KIYC: Owners of Chevy Bolt vehicles frustrated due to battery problems. Here’s what to do.
It was America's second most popular electric vehicle, but Chevy Bolt owners have been plagued with battery problems -- and many are having to wait to get them replaced.
“I wanted to do an electric car for a long time, and the Bolt really fit the bill,” says Ari Schneiderman.
Schneiderman was thrilled with his Chevy Bolt. Until last year, when – like every other Bolt owner in the country -- he got a recall notice. It said the batteries could pose a risk of fire, but parts to repair the vehicle were not currently available.
“They told you ‘OK, don't park the car indoors, don't charge the car indoors, which is a problem because my charger's in the garage.
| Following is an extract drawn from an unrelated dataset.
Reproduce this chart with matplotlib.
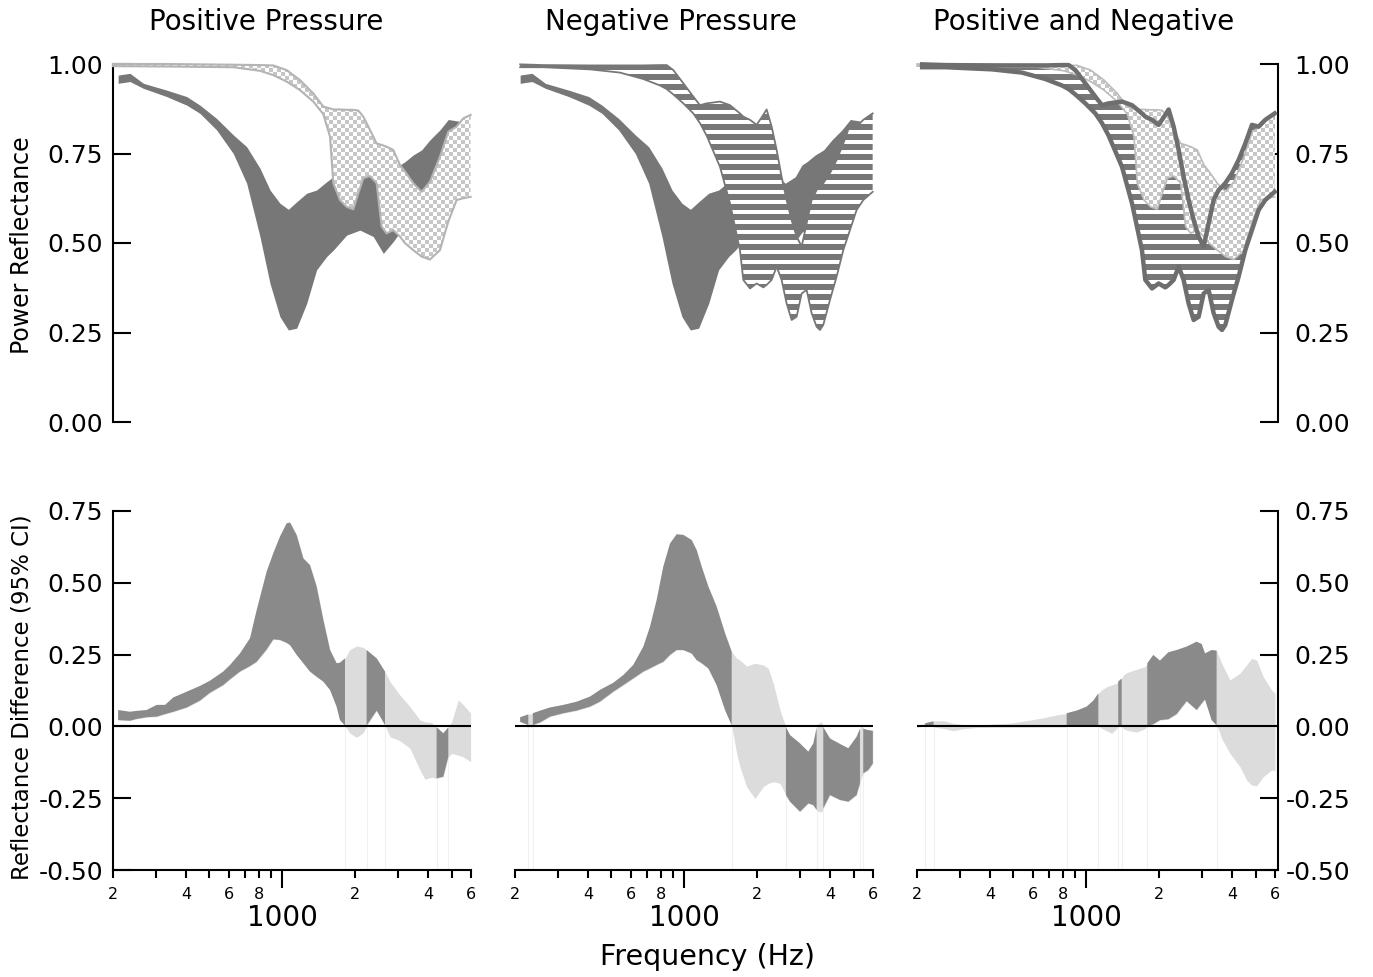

I tried to reach out to GM. And they were flooded,” says Schneiderman.
So, Schneiderman put a call into consumer attorney Bob Silverman.
“Clients with 19s, 20s and 21s aren't getting battery packs replaced, and they're not getting loaners to use,” says Silverman. “So, they're stuck with a car that gets no range because they can't charge it properly.”
Silverman filed a complaint with GM under the New Jersey Lemon Law, and the carmaker agreed to buy back the car.
“General Motors really impressed me with the way they handled everything. They really did try,” says Schneiderman
A GM spokesperson says, “We have replacement (batteries) available to execute the recall." He says the company “prioritize(s) recall repairs based on vehicle build dates. For example, customers who have 20-22 (vehicles) are still waiting for notification their vehicle(s) can be repaired."
If you have a problem with a Chevy Bolt or any other new car, New York, New Jersey and Connecticut all have lemon laws, which kick in if the car has repeated problems that can't be fixed.
For New York, cars are covered for the first two years or 18,000 miles. In New Jersey and Connecticut, protection lasts even longer: for two years or 24,000 miles.
Even if your car is out of warranty, there could still be hope. A federal law called the Magnusson Moss Warranty Act covers you if the problem began under warranty, even if the warranty is now expired.